Burns was raised by a single mother in the public housing projects on the Lower East Side of Manhattan. “Many people told me I had three strikes against me: I was black. I was a girl. And I was poor,” Burns wrote in a story for Lean In.
Her mother worked several jobs to ensure Burns could attend a good Catholic school.
She knew education was Burns’s way out. And she was right. Burns took advantage, studied hard, and was offered a spot at the Brooklyn Polytechnic Institute.
There, she earned her degree in mechanical engineering.
Burns explained how easy it would’ve been to seek “a more predictable journey.” But, she said, “The courage and confidence that my mother and Cathedral High School had given me enabled me to lean in.”
Without a doubt, Ursula Burns is as resilient as they come. And the reasons for that resilience, as Burns herself points out, from “the help of others, a good education, a strong work ethic, and the courage to lean in.”
It also helped that Burns had a strong, smart mother who instilled courage and confidence in her.
Given our understanding of resilience, not all of it can be “taught”, at least not in the traditional sense of the word.
You can certainly teach someone coping mechanisms. But you can’t teach them to have a loving family or partner.
A better question would ask: how do you help yourself or someone else get more resilience?
You can help someone get more resilience by helping them build a community. You could create an environment in which they feel safe (or safer) asking for help. Or help them set goals they care about.
You could also incorporate these three ideas for building resilience from Berkeley’s Greater Good Magazine:
The coronavirus pandemic, and its drastic transformation of people’s daily work habits, puts anyone’s resilience to the test. Social isolation—in any context—blocks people from the richness of in-person interactions.
And that doesn’t even begin to address the disruption to our personal lives. For some, kids are home from school. Childcare is difficult to find. Restaurants, theaters, and more are closed down in many places. Even grocery shopping is a completely new adventure.
As creatures of habit, inevitably, these issues spill over into work. The onus to adjust, then, falls squarely on leadership.
Best practices are great, but ultimately, becoming more resilient is an individual journey.
As a leader, you can refer to the tips above on different coping mechanisms. But even coping mechanisms will fall short if people’s basic need for community, connection, and purpose aren’t met.
So if you’re trying to develop more resilient people, you have to listen first.
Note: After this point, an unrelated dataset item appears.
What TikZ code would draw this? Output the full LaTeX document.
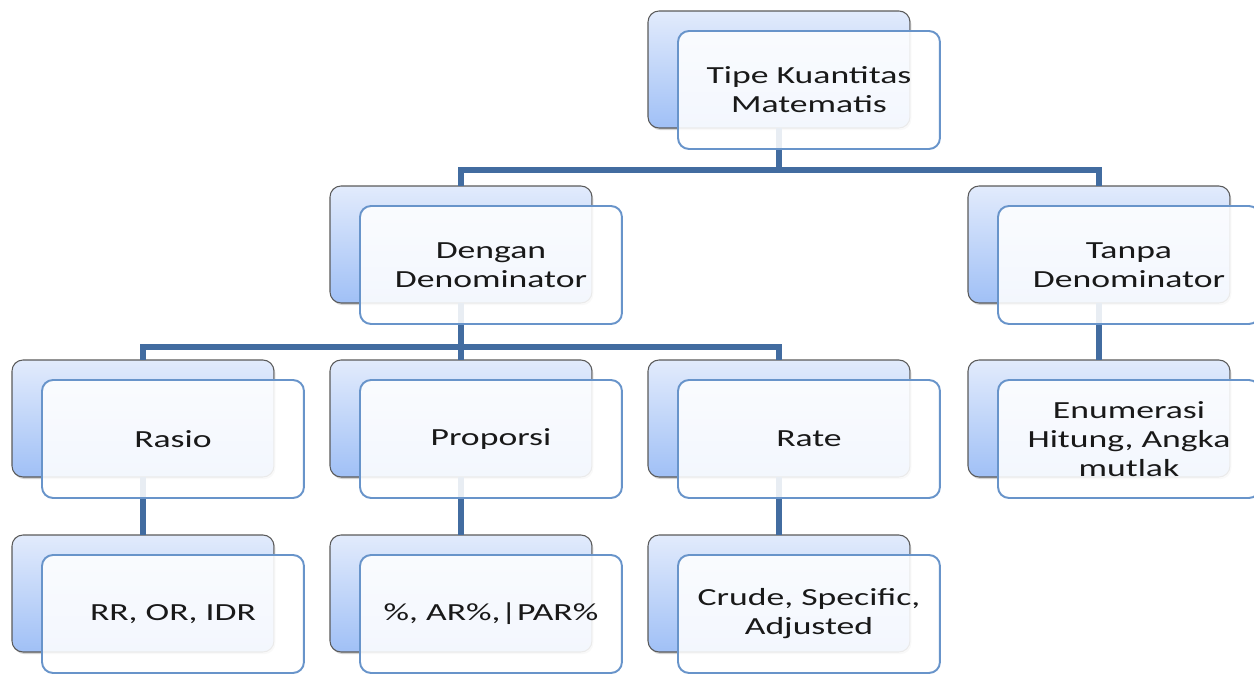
\documentclass[tikz,border=0pt]{standalone}
\usepackage{fontspec}
\setmainfont{Carlito}
\usetikzlibrary{shadows}
\definecolor{linkblue}{RGB}{66,108,160}
\definecolor{backtop}{RGB}{226,235,252}
\definecolor{backbot}{RGB}{160,192,246}
\definecolor{frontline}{RGB}{104,148,202}
\definecolor{backline}{RGB}{90,90,90}

\begin{document}
\begin{tikzpicture}[x=0.02cm, y=-0.02cm,
	backbox/.style={anchor=north west, rounded corners=0.22cm, draw=backline, line width=0.6pt,
		top color=backtop, bottom color=backbot, minimum width=5.24cm, minimum height=2.34cm,
		inner sep=0pt, outer sep=0pt, drop shadow={shadow xshift=0.8pt, shadow yshift=-1.2pt, opacity=0.35}},
	frontbox/.style={anchor=north west, rounded corners=0.22cm, draw=frontline, line width=1.1pt,
		fill=white, fill opacity=0.88, minimum width=5.24cm, minimum height=2.36cm,
		inner sep=0pt, outer sep=0pt},
	boxtext/.style={align=center, font=\fontsize{14}{16.5}\selectfont, text=black!90,
		xscale=1.45, transform shape, inner sep=0pt},
	link/.style={draw=linkblue, line width=0.12cm}]
		\useasboundingbox (0,0) rectangle (1254,673);
		% back layer
		\node[backbox] (tipeB) at (648,11) {};
		\node[backbox] (dengB) at (330,186) {};
		\node[backbox] (tanpaB) at (968,186) {};
		\node[backbox] (rasioB) at (12,360) {};
		\node[backbox] (propB) at (330,360) {};
		\node[backbox] (rateB) at (648,360) {};
		\node[backbox] (enumB) at (968,360) {};
		\node[backbox] (rrB) at (12,535) {};
		\node[backbox] (parB) at (330,535) {};
		\node[backbox] (crudeB) at (648,535) {};
		% connectors
		\coordinate (topbar) at (0,170);
		\coordinate (midbar) at (0,347);
		\draw[link] (tipeB.south) -- (tipeB.south |- topbar) -| (dengB.north);
		\draw[link] (tipeB.south |- topbar) -| (tanpaB.north);
		\draw[link] (dengB.south) -- (dengB.south |- midbar) -| (rasioB.north);
		\draw[link] (dengB.south |- midbar) -| (rateB.north);
		\draw[link] (dengB.south) -- (propB.north);
		\draw[link] (tanpaB.south) -- (enumB.north);
		\draw[link] (rasioB.south) -- (rrB.north);
		\draw[link] (propB.south) -- (parB.north);
		\draw[link] (rateB.south) -- (crudeB.north);
		% front layer
		\node[frontbox] (tipe) at (678,31) {};
		\node[frontbox] (deng) at (360,206) {};
		\node[frontbox] (tanpa) at (998,206) {};
		\node[frontbox] (rasio) at (42,380) {};
		\node[frontbox] (prop) at (360,380) {};
		\node[frontbox] (rate) at (678,380) {};
		\node[frontbox] (enum) at (998,380) {};
		\node[frontbox] (rr) at (42,555) {};
		\node[frontbox] (par) at (360,555) {};
		\node[frontbox] (crude) at (678,555) {};
		% texts
		\node[boxtext] (tipeT) at (tipe) {Tipe Kuantitas\\Matematis};
		\node[boxtext] (dengT) at (deng) {Dengan\\Denominator};
		\node[boxtext] (tanpaT) at (tanpa) {Tanpa\\Denominator};
		\node[boxtext] (rasioT) at (rasio) {Rasio};
		\node[boxtext] (propT) at (prop) {Proporsi};
		\node[boxtext] (rateT) at (rate) {Rate};
		\node[boxtext] (enumT) at (enum) {Enumerasi\\Hitung, Angka\\mutlak};
		\node[boxtext] (rrT) at (rr) {RR, OR, IDR};
		\node[boxtext] (parT) at (par) {\%, AR\%,|PAR\%};
		\node[boxtext] (crudeT) at (crude) {Crude, Specific,\\Adjusted};
	\end{tikzpicture}
\end{document}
Then, you can start to think about where you can foster resilience. And the best way to do that is to think about Dr. Lillian Wong’s seven dimensions of resilience, as described above.
Take relational resilience, for example, which is the individual’s sense of connection to family, friends and the community. If you think connection is missing, or could be improved with your team, focus on that.
Remote group activities, such as a virtual escape room, book club or social hours are easy to set up and. They’re not the real thing, but they are something.
You could also look at motivational resilience, which is the strength and clarity of purpose an individual has. To foster motivational resilience, setting clear goals and establishing objectives can help. So read our post on objectives and key results for a primer on establishing meaningful objectives.
If there’s one thing to take away from this post, it’s that building resilience is a lot less about “will” or “toughness” than most people think.
Just think of anyone you consider resilient and identify their resources. Chances are they have at least one: a strong sense of purpose, a loving family or friend, or intense spirituality.
Moreover, they’re also likely skilled at processing their emotions, coping with challenges, and interpreting negative events.
Now turn that lens to your people. What are they missing? And how can you help them find it?
Managers are responsible. Leaders take responsibility.